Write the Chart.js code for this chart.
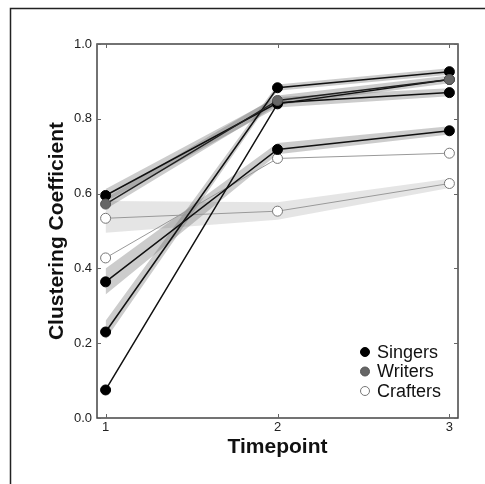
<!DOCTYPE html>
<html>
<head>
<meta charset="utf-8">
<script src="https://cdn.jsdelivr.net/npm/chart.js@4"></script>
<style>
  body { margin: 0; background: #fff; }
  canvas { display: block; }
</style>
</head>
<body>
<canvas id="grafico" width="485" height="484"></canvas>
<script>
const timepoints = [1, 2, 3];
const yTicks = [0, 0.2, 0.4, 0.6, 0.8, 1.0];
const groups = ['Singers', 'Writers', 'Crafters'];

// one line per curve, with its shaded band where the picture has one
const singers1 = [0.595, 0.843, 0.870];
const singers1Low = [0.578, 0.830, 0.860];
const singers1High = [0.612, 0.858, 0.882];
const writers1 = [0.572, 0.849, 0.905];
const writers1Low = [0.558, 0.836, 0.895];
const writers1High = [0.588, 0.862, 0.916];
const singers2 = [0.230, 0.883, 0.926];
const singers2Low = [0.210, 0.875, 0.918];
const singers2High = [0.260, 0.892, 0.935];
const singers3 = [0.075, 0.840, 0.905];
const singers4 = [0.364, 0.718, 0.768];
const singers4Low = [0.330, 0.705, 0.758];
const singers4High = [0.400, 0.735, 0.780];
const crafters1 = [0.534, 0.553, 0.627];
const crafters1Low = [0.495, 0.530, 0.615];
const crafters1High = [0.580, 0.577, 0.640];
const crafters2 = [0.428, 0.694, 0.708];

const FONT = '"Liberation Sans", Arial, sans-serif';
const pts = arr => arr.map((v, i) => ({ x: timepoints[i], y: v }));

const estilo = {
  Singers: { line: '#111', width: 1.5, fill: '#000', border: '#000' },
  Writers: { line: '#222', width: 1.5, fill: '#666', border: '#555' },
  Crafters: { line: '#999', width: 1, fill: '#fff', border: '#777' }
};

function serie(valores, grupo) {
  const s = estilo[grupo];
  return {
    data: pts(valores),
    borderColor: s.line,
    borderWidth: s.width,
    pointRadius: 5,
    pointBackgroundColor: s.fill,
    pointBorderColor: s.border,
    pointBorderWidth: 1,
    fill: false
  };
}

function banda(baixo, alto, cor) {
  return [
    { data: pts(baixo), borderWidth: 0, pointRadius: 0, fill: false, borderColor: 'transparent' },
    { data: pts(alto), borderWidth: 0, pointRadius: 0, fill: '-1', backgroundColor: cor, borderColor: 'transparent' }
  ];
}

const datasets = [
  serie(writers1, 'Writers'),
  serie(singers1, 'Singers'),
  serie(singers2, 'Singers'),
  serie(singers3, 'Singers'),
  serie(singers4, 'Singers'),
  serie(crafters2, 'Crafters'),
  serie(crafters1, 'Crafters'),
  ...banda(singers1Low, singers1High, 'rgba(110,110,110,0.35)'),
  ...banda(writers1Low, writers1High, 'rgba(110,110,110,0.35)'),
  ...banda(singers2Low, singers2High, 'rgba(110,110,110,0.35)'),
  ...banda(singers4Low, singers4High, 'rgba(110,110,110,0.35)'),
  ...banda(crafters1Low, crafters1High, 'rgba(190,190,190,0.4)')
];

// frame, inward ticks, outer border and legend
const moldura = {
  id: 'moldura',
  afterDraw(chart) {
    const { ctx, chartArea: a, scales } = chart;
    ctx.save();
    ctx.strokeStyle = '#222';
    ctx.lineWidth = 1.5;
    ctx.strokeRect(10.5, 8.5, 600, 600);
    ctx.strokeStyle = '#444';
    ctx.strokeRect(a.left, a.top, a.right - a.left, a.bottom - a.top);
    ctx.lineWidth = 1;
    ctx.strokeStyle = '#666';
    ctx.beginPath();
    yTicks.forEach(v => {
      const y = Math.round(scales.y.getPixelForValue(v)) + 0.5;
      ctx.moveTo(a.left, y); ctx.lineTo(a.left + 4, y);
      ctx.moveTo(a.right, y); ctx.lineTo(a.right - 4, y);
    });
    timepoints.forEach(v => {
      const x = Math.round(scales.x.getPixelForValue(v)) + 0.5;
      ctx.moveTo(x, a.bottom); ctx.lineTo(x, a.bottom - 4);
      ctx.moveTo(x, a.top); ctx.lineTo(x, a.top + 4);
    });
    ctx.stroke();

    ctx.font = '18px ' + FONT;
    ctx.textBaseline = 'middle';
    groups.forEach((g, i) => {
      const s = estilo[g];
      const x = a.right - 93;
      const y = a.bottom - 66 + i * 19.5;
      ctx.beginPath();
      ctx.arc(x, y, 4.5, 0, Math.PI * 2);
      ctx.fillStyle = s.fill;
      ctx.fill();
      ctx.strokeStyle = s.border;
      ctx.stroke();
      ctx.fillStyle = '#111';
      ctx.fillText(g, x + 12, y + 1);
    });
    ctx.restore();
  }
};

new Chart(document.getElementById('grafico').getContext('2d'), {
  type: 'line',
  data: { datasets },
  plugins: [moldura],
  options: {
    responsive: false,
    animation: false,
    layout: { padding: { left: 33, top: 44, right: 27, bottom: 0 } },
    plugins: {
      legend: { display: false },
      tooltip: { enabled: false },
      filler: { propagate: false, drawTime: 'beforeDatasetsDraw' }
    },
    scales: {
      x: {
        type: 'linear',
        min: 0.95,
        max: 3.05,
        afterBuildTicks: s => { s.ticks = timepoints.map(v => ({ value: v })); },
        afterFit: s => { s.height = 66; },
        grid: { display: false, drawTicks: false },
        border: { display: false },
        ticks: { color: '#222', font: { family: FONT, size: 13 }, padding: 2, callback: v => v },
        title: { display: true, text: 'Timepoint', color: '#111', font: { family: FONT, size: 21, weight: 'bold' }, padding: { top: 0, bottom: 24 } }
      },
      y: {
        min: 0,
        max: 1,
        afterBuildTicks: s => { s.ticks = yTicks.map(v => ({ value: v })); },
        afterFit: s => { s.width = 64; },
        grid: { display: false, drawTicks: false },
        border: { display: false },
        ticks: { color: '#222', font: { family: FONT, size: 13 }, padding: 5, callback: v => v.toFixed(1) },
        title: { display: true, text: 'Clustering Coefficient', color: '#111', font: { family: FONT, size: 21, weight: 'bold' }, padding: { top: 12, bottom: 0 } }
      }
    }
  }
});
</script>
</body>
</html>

□ □ □ □ □

**REQUIREMENT**
Repeat, word for word and with no pictures, only the lines running from the beginning of the data to the line that contains "const groups = ['Singers', 'Writers', 'Crafters'];".

**ANSWER TO THE PROBLEM**
Write the Chart.js code for this chart.
<!DOCTYPE html>
<html>
<head>
<meta charset="utf-8">
<script src="https://cdn.jsdelivr.net/npm/chart.js@4"></script>
<style>
  body { margin: 0; background: #fff; }
  canvas { display: block; }
</style>
</head>
<body>
<canvas id="grafico" width="485" height="484"></canvas>
<script>
const timepoints = [1, 2, 3];
const yTicks = [0, 0.2, 0.4, 0.6, 0.8, 1.0];
const groups = ['Singers', 'Writers', 'Crafters'];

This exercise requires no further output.